The Routing Loop That Only Appears During Outages
In many production networks, everything looks perfect—until it doesn’t. Latency is low, routing tables are clean, and users are happy. But introduce a single link failure, and suddenly the network starts behaving in ways no diagram ever warned you about.
The Everyday Situation
- Routing is stable
- Latency remains low
- No user complaints
Then a link fails.
- Traffic begins looping
- Packet loss spikes dramatically
- Recovery takes minutes instead of seconds
What’s Really Happening
This is not random instability—it is convergence behavior not matching design intent. The network learned steady-state paths but was never optimized for failure states.
Routing protocols such as EIGRP are often validated only during normal operation, as seen in the evolution of EIGRP configuration practices. Failure paths expose assumptions that were never tested.
The Hidden Design Gap
Mixing static and dynamic routing without validating failure ordering is a common source of loops. Static routes feel deterministic, but their behavior depends on administrative distance and withdrawal timing, discussed in modern static routing approaches.

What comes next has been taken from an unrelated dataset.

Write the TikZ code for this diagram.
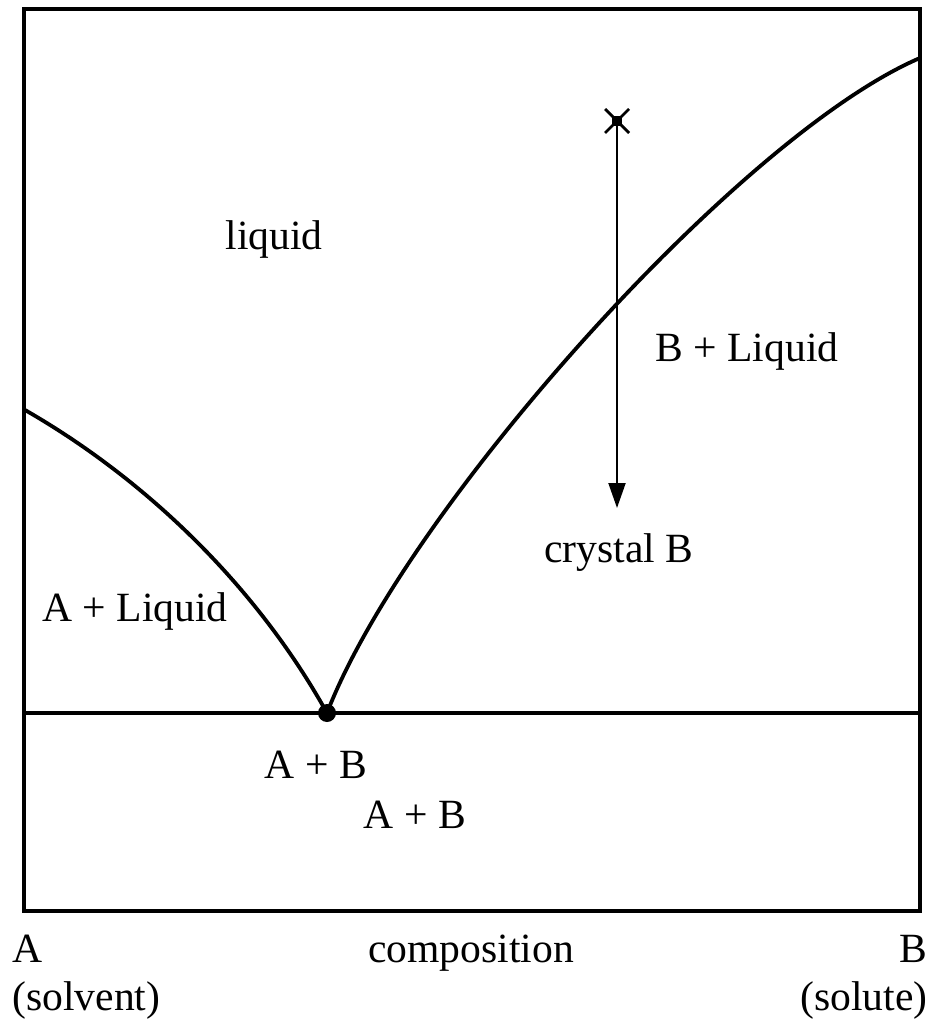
\documentclass[tikz,border=0pt]{standalone}
\usepackage{fontspec}
\setmainfont{Liberation Serif}
\usetikzlibrary{arrows.meta,calc}
\begin{document}
\begin{tikzpicture}[x=0.5pt,y=-0.5pt,
  frame/.style={line width=2pt},
  curve/.style={line width=1.9pt},
  lbl/.style={anchor=base,inner sep=0pt,font=\fontsize{20.8}{24}\selectfont},
  arr/.style={line width=1pt,-{Triangle[length=12.5pt,width=8.5pt]}}]
\useasboundingbox (0,0) rectangle (934,1020);
% frame
\coordinate (TL) at (24,9);
\coordinate (BR) at (920,911);
\draw[frame,line join=miter] (TL) rectangle (BR);
% eutectic line
\coordinate (EL) at (24,713);
\coordinate (ER) at (920,713);
\draw[line width=1.6pt] (EL) -- (ER);
% liquidus curves
\coordinate (LA) at (25,410);
\coordinate (LB) at (920,58);
\node[circle,fill=black,inner sep=0pt,minimum size=9pt] (E) at (327,713) {};
\draw[curve] (LA) .. controls (147,480) and (257,587) .. (E.center);
\draw[curve] (E.center) .. controls (405,510) and (740,135) .. (LB);
% cooling path
\coordinate (X) at (617,121);
\coordinate (T) at (617,508);
\draw[arr] (X) -- (T);
\draw[line width=1.4pt] ($(X)+(-12,-12)$) -- ($(X)+(12,12)$);
\draw[line width=1.4pt] ($(X)+(-12,12)$) -- ($(X)+(12,-12)$);
\fill ($(X)+(-5,-5)$) rectangle ($(X)+(5,5)$);
% labels
\node[lbl] (liq) at (274,250) {liquid};
\node[lbl] (bl) at (747,362) {B + Liquid};
\node[lbl] (cb) at (619,562) {crystal B};
\node[lbl] (al) at (135,621) {A + Liquid};
\node[lbl] (ab1) at (316,778) {A + B};
\node[lbl] (ab2) at (415,828) {A + B};
\node[lbl] (comp) at (471,962) {composition};
\node[lbl,anchor=base west] (a) at (12,962) {A};
\node[lbl,anchor=base west] (sv) at (12,1010) {(solvent)};
\node[lbl,anchor=base east] (b) at (928,962) {B};
\node[lbl,anchor=base east] (su) at (928,1010) {(solute)};
\end{tikzpicture}
\end{document}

Poorly tuned administrative distance can temporarily elevate inferior paths, a problem explored further in administrative distance optimization.
A Familiar Pattern
This mirrors a machine learning model trained only on “happy path” data. It performs flawlessly—until it encounters a scenario it never learned.
Concrete Failure Timeline
- Physical link drops (fiber, interface, upstream failure)
- Failure detection delay (hello timers, BFD absence)
- Stale routes remain active
- Partial reconvergence creates temporary loops
- Data plane melts down before control plane stabilizes
Explicit Anti-Pattern Callout
- Designing only for steady state
- Assuming routing protocol defaults are “safe”
- Testing reachability instead of convergence timing
- Ignoring withdrawal behavior of static routes
Measurable Metrics
- Time to first packet loss
- Peak packet loss percentage
- Convergence duration (P95, not average)
- Route churn count during failure
Control Plane vs Data Plane Split
Control plane convergence does not guarantee data plane stability. FIB programming lag, hardware offload delays, and TCAM updates often extend the outage well beyond routing convergence.
Small Real-World Scenario
A dual-core enterprise network experienced a 3-minute outage during a single uplink failure. Root cause was a floating static route with delayed withdrawal overriding EIGRP during reconvergence. Normal operation masked the issue for years.
Lab Validation Steps (IOS / NX-OS / ASA)
- Introduce controlled link failures
- Capture routing table, FIB, and adjacency changes
- Measure packet loss with continuous probes
- Validate static route withdrawal behavior
Failure Domain & Blast Radius
Loops rarely stay local. A single convergence loop can saturate links, overwhelm CPUs, and cascade across routing domains. Blast radius is often underestimated.
Route Suppression & Dampening Side Effects
Dampening can stabilize flapping routes—but during real failures, it may delay legitimate recovery, extending outages far beyond expectations.
Asymmetric Routing During Convergence
During reconvergence, forward and return paths often diverge. Stateful firewalls, NAT devices, and load balancers are the first casualties.
Hardware & Platform Differences
Software routers reconverge differently than ASIC-based platforms. TCAM update speed, control-plane policing, and hardware queue depth materially affect outage behavior.
Failure Detection Mechanisms
- Physical link state
- Routing protocol hellos
- BFD (often missing)
- Application-level probes
Monitoring Blind Spots During Outages
SNMP polling, flow exports, and telemetry often fail exactly when they are needed most—during control-plane distress.
Control-Plane Protection & Rate Limiting
Without proper policing, routing storms can starve CPUs, delaying convergence and extending data-plane impact.
Change Management Angle
Most routing loops surface immediately after “safe” changes. Failure testing should be part of change validation, not postmortems.
Predictive Questions
- What happens in the first 500 milliseconds?
- Which route wins before convergence completes?
- What breaks first: routing, firewall state, or monitoring?
Future-Proofing: Modern Alternatives
Faster failure detection (BFD), explicit fast-reroute designs, and intent-based validation tools reduce—but do not eliminate— the need to design for failure.
Final Takeaway
If routing loops only appear during outages, the problem is not instability. It is incomplete design validation. Networks fail during transitions—not during steady state.